### DATA PROVIDED
^^^^^^^^^^^^^^^^

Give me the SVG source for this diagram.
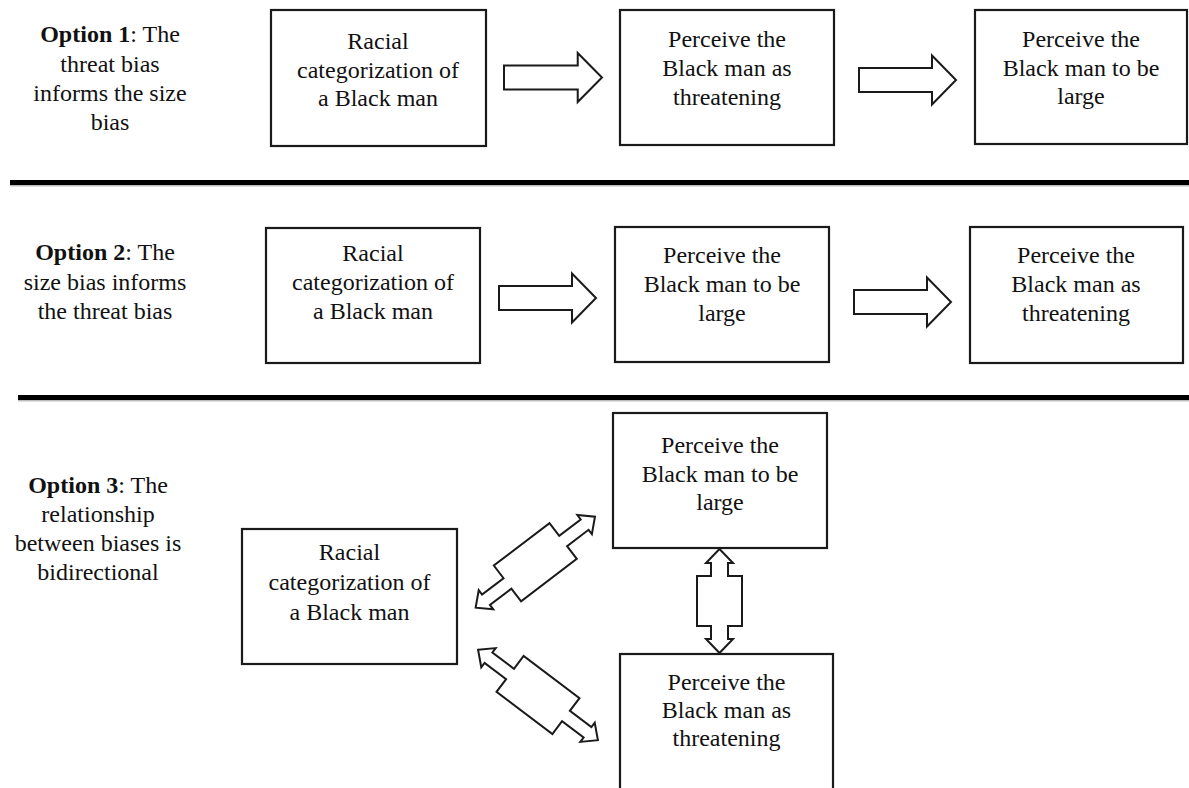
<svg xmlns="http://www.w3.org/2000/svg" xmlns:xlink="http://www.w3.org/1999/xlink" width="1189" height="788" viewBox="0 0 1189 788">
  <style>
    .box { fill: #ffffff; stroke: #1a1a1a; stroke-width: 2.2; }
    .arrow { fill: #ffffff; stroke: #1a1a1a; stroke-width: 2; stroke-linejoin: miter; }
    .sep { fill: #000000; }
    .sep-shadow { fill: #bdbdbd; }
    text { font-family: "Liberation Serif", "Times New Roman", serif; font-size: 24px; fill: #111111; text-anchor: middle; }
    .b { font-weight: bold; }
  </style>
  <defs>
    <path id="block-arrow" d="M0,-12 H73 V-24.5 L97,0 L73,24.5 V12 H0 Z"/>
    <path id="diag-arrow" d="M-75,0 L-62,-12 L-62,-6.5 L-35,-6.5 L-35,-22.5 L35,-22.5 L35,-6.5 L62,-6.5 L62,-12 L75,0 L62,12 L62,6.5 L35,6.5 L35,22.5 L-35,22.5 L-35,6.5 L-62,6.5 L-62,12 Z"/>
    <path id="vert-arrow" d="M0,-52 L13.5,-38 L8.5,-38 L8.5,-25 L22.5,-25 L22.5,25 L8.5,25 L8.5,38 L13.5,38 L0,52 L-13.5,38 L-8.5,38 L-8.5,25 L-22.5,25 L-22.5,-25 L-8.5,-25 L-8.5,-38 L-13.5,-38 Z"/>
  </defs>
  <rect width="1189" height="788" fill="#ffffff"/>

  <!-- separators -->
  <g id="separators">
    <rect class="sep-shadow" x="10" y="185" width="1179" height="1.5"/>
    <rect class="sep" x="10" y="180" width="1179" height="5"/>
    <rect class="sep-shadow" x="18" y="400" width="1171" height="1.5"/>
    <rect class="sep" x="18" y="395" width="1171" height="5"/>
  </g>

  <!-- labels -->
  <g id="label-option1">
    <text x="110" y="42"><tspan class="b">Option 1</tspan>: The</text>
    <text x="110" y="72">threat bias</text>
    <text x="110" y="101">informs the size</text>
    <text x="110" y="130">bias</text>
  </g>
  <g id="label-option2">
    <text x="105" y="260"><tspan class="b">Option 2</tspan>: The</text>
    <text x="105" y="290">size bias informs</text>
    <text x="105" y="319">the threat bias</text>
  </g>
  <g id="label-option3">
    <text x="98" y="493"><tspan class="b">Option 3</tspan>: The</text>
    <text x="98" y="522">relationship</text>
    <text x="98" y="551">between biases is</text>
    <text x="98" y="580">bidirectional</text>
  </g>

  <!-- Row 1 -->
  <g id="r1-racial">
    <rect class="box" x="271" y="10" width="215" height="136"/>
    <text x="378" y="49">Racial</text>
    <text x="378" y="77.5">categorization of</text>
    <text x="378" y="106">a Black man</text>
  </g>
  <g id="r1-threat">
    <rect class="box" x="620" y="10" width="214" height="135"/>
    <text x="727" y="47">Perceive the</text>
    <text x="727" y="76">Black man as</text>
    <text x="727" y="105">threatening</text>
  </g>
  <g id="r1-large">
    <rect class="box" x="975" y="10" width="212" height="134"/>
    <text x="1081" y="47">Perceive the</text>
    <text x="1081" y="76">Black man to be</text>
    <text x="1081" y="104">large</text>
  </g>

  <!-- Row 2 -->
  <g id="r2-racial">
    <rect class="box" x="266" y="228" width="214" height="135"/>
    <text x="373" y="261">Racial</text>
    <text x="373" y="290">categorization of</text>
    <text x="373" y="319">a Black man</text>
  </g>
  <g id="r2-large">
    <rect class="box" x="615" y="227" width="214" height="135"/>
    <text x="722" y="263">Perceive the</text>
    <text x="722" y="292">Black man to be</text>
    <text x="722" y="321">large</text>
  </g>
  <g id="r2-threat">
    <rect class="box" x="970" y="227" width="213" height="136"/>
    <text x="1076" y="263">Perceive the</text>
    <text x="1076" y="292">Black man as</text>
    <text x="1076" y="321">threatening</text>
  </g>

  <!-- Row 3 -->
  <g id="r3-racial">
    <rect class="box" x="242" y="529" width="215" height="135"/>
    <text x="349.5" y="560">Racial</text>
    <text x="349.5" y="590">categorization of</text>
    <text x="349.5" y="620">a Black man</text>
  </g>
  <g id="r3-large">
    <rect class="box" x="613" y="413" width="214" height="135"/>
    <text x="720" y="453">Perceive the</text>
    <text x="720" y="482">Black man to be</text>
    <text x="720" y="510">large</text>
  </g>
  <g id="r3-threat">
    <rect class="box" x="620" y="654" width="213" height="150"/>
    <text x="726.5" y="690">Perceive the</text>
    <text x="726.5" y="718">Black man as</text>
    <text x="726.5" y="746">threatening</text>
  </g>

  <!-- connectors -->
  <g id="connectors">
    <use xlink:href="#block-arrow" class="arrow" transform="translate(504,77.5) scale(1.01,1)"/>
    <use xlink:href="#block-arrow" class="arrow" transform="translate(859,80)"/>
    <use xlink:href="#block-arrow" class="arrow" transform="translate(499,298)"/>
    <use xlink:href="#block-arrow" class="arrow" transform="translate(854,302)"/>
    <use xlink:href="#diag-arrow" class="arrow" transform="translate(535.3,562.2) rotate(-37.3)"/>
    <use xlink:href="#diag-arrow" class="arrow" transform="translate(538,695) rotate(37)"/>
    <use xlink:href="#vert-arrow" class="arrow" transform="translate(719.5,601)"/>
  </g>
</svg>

^^^^^^^^^^^^^^^^

### WHAT YOU SHOULD DO
Reproduce the listing exactly. Leave its pictures out.

### TASK SOLUTION
Give me the SVG source for this diagram.
<svg xmlns="http://www.w3.org/2000/svg" xmlns:xlink="http://www.w3.org/1999/xlink" width="1189" height="788" viewBox="0 0 1189 788">
  <style>
    .box { fill: #ffffff; stroke: #1a1a1a; stroke-width: 2.2; }
    .arrow { fill: #ffffff; stroke: #1a1a1a; stroke-width: 2; stroke-linejoin: miter; }
    .sep { fill: #000000; }
    .sep-shadow { fill: #bdbdbd; }
    text { font-family: "Liberation Serif", "Times New Roman", serif; font-size: 24px; fill: #111111; text-anchor: middle; }
    .b { font-weight: bold; }
  </style>
  <defs>
    <path id="block-arrow" d="M0,-12 H73 V-24.5 L97,0 L73,24.5 V12 H0 Z"/>
    <path id="diag-arrow" d="M-75,0 L-62,-12 L-62,-6.5 L-35,-6.5 L-35,-22.5 L35,-22.5 L35,-6.5 L62,-6.5 L62,-12 L75,0 L62,12 L62,6.5 L35,6.5 L35,22.5 L-35,22.5 L-35,6.5 L-62,6.5 L-62,12 Z"/>
    <path id="vert-arrow" d="M0,-52 L13.5,-38 L8.5,-38 L8.5,-25 L22.5,-25 L22.5,25 L8.5,25 L8.5,38 L13.5,38 L0,52 L-13.5,38 L-8.5,38 L-8.5,25 L-22.5,25 L-22.5,-25 L-8.5,-25 L-8.5,-38 L-13.5,-38 Z"/>
  </defs>
  <rect width="1189" height="788" fill="#ffffff"/>

  <!-- separators -->
  <g id="separators">
    <rect class="sep-shadow" x="10" y="185" width="1179" height="1.5"/>
    <rect class="sep" x="10" y="180" width="1179" height="5"/>
    <rect class="sep-shadow" x="18" y="400" width="1171" height="1.5"/>
    <rect class="sep" x="18" y="395" width="1171" height="5"/>
  </g>

  <!-- labels -->
  <g id="label-option1">
    <text x="110" y="42"><tspan class="b">Option 1</tspan>: The</text>
    <text x="110" y="72">threat bias</text>
    <text x="110" y="101">informs the size</text>
    <text x="110" y="130">bias</text>
  </g>
  <g id="label-option2">
    <text x="105" y="260"><tspan class="b">Option 2</tspan>: The</text>
    <text x="105" y="290">size bias informs</text>
    <text x="105" y="319">the threat bias</text>
  </g>
  <g id="label-option3">
    <text x="98" y="493"><tspan class="b">Option 3</tspan>: The</text>
    <text x="98" y="522">relationship</text>
    <text x="98" y="551">between biases is</text>
    <text x="98" y="580">bidirectional</text>
  </g>

  <!-- Row 1 -->
  <g id="r1-racial">
    <rect class="box" x="271" y="10" width="215" height="136"/>
    <text x="378" y="49">Racial</text>
    <text x="378" y="77.5">categorization of</text>
    <text x="378" y="106">a Black man</text>
  </g>
  <g id="r1-threat">
    <rect class="box" x="620" y="10" width="214" height="135"/>
    <text x="727" y="47">Perceive the</text>
    <text x="727" y="76">Black man as</text>
    <text x="727" y="105">threatening</text>
  </g>
  <g id="r1-large">
    <rect class="box" x="975" y="10" width="212" height="134"/>
    <text x="1081" y="47">Perceive the</text>
    <text x="1081" y="76">Black man to be</text>
    <text x="1081" y="104">large</text>
  </g>

  <!-- Row 2 -->
  <g id="r2-racial">
    <rect class="box" x="266" y="228" width="214" height="135"/>
    <text x="373" y="261">Racial</text>
    <text x="373" y="290">categorization of</text>
    <text x="373" y="319">a Black man</text>
  </g>
  <g id="r2-large">
    <rect class="box" x="615" y="227" width="214" height="135"/>
    <text x="722" y="263">Perceive the</text>
    <text x="722" y="292">Black man to be</text>
    <text x="722" y="321">large</text>
  </g>
  <g id="r2-threat">
    <rect class="box" x="970" y="227" width="213" height="136"/>
    <text x="1076" y="263">Perceive the</text>
    <text x="1076" y="292">Black man as</text>
    <text x="1076" y="321">threatening</text>
  </g>

  <!-- Row 3 -->
  <g id="r3-racial">
    <rect class="box" x="242" y="529" width="215" height="135"/>
    <text x="349.5" y="560">Racial</text>
    <text x="349.5" y="590">categorization of</text>
    <text x="349.5" y="620">a Black man</text>
  </g>
  <g id="r3-large">
    <rect class="box" x="613" y="413" width="214" height="135"/>
    <text x="720" y="453">Perceive the</text>
    <text x="720" y="482">Black man to be</text>
    <text x="720" y="510">large</text>
  </g>
  <g id="r3-threat">
    <rect class="box" x="620" y="654" width="213" height="150"/>
    <text x="726.5" y="690">Perceive the</text>
    <text x="726.5" y="718">Black man as</text>
    <text x="726.5" y="746">threatening</text>
  </g>

  <!-- connectors -->
  <g id="connectors">
    <use xlink:href="#block-arrow" class="arrow" transform="translate(504,77.5) scale(1.01,1)"/>
    <use xlink:href="#block-arrow" class="arrow" transform="translate(859,80)"/>
    <use xlink:href="#block-arrow" class="arrow" transform="translate(499,298)"/>
    <use xlink:href="#block-arrow" class="arrow" transform="translate(854,302)"/>
    <use xlink:href="#diag-arrow" class="arrow" transform="translate(535.3,562.2) rotate(-37.3)"/>
    <use xlink:href="#diag-arrow" class="arrow" transform="translate(538,695) rotate(37)"/>
    <use xlink:href="#vert-arrow" class="arrow" transform="translate(719.5,601)"/>
  </g>
</svg>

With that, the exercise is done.